**Given data:**
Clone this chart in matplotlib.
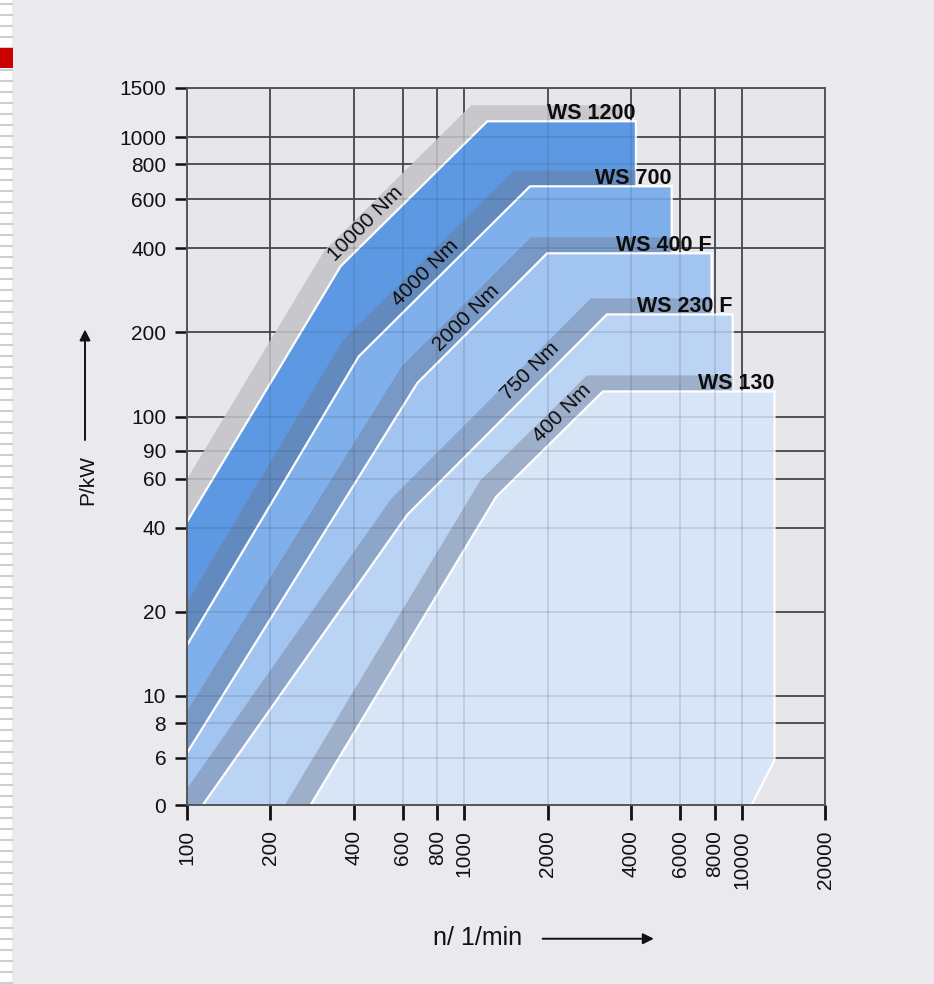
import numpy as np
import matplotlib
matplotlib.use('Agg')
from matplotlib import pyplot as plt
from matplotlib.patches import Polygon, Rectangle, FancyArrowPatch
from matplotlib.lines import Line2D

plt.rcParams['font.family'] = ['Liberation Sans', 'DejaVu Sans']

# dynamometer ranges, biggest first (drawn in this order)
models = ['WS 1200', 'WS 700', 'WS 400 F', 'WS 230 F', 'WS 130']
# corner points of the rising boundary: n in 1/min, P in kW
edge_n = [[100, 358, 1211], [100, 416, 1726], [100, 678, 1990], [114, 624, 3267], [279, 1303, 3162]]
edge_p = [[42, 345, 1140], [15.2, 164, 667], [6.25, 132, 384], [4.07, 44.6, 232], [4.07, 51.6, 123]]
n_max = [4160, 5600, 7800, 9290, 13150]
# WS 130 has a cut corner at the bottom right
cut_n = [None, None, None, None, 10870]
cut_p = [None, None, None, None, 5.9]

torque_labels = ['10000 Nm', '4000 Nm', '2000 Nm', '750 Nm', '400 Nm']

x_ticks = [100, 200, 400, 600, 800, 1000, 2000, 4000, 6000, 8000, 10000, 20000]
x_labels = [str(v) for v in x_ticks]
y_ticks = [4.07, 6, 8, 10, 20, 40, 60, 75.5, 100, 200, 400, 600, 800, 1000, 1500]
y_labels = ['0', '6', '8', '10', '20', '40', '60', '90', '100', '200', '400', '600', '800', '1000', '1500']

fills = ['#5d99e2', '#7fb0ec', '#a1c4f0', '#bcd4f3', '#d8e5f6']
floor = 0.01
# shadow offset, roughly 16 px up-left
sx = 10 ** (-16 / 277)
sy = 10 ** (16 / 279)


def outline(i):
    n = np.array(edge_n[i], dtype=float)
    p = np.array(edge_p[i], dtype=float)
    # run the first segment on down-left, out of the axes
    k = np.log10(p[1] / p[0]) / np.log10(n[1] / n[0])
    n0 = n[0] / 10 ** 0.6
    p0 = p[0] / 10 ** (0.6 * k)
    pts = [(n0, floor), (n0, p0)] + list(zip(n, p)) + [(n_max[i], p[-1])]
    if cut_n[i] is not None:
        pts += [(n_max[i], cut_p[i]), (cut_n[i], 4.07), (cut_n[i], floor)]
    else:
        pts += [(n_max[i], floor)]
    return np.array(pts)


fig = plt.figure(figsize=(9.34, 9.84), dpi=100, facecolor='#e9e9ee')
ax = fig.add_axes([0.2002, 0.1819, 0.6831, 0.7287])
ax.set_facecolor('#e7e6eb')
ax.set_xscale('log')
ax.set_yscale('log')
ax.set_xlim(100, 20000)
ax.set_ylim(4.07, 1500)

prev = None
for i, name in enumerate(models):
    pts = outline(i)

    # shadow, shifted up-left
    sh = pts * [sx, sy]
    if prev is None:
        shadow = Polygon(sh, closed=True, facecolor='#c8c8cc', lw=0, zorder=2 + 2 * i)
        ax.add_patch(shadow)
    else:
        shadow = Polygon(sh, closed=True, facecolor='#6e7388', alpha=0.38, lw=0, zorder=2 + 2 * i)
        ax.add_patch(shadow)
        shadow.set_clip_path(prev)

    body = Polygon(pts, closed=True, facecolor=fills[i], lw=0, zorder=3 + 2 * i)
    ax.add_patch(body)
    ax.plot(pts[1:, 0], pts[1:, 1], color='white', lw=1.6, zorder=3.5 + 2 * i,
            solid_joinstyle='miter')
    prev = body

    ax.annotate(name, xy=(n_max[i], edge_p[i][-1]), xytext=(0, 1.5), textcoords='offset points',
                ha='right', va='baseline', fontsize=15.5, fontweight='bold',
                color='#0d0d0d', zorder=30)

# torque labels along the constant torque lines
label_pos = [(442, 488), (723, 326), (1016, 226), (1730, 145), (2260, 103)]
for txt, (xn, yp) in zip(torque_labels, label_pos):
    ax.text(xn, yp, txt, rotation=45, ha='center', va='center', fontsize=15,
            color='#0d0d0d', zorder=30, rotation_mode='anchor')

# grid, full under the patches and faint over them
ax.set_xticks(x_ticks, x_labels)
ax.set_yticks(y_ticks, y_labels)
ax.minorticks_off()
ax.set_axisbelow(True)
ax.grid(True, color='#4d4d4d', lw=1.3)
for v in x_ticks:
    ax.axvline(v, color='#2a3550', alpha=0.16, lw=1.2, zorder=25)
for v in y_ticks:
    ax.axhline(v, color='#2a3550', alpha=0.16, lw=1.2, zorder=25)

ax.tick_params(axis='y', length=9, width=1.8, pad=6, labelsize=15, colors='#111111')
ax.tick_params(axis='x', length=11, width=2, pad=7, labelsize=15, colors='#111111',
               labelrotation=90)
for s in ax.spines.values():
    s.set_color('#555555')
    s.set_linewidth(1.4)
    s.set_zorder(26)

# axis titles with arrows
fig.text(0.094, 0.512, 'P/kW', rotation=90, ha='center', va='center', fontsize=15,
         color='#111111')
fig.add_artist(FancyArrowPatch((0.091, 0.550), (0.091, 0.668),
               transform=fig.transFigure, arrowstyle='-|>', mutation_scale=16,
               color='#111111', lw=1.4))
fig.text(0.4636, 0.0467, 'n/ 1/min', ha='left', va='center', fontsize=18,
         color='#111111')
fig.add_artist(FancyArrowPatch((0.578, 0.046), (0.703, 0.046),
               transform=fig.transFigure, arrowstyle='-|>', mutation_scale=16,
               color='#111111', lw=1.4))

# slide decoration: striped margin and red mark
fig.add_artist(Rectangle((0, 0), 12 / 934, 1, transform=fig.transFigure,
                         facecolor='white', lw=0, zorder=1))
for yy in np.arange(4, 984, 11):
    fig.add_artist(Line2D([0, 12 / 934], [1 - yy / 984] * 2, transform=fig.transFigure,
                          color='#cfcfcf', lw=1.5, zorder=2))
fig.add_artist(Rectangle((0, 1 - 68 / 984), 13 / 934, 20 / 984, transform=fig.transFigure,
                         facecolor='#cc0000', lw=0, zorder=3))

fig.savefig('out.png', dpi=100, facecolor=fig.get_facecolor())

**Your instructions:**
Write out again, exactly, the lines from the start of the listing up to the line containing "plt.rcParams['font.family'] = ['Liberation", with both ends and without pictures.

**Result of the task:**
Clone this chart in matplotlib.
import numpy as np
import matplotlib
matplotlib.use('Agg')
from matplotlib import pyplot as plt
from matplotlib.patches import Polygon, Rectangle, FancyArrowPatch
from matplotlib.lines import Line2D

plt.rcParams['font.family'] = ['Liberation Sans', 'DejaVu Sans']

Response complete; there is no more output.